- [WHAT THE EXERCISE ASKS] Begin at the line containing "Output the Python" in the entries below and end at the line containing "import matplotlib.font_manager as fm"; transcribe that range exactly and nothing outside it.

------ RAW DATA ------

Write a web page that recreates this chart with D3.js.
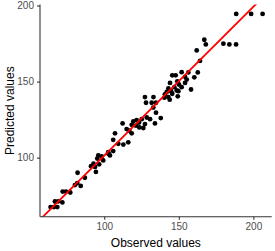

------
------ RAW DATA ------

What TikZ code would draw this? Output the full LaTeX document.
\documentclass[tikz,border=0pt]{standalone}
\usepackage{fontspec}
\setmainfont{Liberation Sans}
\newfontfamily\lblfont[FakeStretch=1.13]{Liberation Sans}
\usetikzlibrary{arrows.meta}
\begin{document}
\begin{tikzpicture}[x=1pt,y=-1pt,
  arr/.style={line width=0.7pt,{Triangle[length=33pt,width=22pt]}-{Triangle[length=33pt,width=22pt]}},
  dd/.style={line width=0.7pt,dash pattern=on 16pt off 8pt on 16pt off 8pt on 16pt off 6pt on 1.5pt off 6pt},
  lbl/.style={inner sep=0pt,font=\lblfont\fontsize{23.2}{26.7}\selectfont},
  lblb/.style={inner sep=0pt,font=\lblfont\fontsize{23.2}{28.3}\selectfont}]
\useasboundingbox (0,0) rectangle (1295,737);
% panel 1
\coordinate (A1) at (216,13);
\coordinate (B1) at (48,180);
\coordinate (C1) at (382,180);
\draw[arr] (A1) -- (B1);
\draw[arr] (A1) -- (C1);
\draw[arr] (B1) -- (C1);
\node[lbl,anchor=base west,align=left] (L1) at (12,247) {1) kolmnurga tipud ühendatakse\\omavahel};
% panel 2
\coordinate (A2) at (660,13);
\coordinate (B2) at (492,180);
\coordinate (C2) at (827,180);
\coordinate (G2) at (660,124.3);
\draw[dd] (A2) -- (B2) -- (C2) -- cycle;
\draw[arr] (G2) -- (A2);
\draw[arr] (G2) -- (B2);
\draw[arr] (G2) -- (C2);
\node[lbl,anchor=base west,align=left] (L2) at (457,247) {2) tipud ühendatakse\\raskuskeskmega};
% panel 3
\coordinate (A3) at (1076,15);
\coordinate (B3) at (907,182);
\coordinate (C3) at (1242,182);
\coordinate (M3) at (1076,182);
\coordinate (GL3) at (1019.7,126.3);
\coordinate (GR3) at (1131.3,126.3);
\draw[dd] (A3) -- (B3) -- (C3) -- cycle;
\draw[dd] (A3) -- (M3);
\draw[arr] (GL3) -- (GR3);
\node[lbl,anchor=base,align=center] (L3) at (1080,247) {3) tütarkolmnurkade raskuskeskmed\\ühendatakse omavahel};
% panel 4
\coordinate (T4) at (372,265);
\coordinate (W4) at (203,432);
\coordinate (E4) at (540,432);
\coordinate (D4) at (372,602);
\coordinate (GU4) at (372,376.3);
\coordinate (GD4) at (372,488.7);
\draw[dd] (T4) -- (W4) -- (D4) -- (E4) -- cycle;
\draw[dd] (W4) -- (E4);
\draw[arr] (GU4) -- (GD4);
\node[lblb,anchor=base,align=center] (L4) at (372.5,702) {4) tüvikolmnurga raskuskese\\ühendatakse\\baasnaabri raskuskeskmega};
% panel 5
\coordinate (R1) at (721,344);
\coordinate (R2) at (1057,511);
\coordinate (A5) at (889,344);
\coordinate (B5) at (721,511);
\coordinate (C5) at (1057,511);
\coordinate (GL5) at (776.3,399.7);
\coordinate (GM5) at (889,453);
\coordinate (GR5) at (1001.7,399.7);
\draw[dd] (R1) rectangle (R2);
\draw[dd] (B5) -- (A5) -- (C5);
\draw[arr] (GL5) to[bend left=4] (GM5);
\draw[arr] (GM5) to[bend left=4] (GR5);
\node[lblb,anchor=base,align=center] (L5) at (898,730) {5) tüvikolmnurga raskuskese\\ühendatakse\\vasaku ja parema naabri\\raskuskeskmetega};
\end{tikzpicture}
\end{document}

------
------ RAW DATA ------

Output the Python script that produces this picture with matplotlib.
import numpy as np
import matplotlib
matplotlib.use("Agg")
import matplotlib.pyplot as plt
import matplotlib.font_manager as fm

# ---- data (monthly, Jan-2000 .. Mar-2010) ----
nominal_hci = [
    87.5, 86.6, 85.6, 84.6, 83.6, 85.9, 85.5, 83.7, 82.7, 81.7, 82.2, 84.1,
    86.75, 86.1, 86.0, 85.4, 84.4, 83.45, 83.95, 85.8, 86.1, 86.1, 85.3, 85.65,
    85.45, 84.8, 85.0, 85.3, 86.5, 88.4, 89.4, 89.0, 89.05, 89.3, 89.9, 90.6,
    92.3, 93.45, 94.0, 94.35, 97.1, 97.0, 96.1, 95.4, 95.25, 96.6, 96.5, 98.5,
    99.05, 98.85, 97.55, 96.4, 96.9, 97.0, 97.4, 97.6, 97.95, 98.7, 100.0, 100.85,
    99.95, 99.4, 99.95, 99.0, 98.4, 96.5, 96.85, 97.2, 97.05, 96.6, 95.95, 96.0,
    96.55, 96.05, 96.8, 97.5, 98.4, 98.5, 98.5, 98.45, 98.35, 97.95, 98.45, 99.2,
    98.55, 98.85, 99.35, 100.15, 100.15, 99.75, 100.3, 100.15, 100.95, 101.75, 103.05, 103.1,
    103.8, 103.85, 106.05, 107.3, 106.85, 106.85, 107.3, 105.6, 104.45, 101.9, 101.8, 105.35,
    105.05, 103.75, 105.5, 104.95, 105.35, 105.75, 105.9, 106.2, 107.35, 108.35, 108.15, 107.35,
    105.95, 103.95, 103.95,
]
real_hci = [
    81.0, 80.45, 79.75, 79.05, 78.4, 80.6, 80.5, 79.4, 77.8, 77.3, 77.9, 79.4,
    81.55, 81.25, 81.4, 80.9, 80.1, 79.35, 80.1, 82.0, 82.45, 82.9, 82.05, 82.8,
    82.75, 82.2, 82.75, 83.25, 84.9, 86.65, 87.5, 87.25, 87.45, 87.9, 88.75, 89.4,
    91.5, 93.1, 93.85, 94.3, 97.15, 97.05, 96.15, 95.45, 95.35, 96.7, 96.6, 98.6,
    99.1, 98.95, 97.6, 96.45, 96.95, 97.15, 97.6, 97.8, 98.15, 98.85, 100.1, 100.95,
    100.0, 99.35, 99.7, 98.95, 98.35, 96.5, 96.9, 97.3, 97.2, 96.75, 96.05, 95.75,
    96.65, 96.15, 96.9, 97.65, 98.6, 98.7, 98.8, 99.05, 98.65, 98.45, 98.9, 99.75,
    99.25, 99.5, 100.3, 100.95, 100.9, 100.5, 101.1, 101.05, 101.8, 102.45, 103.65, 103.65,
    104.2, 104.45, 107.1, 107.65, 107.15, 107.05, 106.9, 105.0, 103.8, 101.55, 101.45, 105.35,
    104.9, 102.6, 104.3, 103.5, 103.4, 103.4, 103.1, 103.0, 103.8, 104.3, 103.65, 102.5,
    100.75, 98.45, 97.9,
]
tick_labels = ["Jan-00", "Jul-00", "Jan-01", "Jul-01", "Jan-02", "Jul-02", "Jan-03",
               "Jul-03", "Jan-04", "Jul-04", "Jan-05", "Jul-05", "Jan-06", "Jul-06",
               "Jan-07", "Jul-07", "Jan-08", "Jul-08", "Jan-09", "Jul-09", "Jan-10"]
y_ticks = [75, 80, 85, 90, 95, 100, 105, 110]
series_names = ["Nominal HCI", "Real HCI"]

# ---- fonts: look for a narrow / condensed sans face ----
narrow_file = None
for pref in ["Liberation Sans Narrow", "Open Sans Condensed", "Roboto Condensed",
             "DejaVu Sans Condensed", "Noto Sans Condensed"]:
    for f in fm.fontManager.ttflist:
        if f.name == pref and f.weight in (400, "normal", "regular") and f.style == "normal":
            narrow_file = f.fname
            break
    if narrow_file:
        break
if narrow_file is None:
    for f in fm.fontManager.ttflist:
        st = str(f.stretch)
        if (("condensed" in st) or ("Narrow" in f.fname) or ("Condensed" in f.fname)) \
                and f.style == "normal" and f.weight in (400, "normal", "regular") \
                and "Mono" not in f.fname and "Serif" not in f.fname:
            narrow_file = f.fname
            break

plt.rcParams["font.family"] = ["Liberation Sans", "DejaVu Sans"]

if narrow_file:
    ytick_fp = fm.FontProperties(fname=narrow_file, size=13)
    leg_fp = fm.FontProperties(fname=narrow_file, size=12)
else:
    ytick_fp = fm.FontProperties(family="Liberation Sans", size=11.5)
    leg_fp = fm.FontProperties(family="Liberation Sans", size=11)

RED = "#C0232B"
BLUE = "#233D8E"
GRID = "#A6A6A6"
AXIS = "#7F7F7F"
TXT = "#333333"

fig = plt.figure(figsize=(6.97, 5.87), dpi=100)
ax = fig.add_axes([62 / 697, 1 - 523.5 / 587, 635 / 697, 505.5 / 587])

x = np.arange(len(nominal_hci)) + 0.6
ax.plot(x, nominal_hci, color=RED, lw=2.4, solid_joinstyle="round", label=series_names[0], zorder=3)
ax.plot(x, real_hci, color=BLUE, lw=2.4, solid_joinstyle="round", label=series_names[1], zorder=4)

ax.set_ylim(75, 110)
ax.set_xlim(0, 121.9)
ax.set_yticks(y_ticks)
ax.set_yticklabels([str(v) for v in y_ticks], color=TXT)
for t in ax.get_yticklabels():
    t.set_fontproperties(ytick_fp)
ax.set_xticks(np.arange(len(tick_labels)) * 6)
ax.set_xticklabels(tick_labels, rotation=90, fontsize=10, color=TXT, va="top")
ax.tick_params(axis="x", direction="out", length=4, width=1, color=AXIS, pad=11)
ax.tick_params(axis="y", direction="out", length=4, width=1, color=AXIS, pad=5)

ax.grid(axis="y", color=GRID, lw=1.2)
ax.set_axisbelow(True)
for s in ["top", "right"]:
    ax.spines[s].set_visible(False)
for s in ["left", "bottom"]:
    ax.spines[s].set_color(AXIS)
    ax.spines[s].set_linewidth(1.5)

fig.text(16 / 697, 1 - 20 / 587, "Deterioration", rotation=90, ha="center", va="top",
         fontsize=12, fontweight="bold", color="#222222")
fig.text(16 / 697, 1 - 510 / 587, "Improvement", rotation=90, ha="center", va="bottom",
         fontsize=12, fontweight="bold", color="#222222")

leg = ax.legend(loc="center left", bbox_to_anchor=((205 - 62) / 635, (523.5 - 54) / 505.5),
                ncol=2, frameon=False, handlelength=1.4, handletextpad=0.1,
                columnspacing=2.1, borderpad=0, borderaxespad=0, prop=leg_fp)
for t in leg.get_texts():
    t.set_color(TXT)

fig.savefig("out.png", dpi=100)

------

- [WORKED ANSWER]
Output the Python script that produces this picture with matplotlib.
import numpy as np
import matplotlib
matplotlib.use("Agg")
import matplotlib.pyplot as plt
import matplotlib.font_manager as fm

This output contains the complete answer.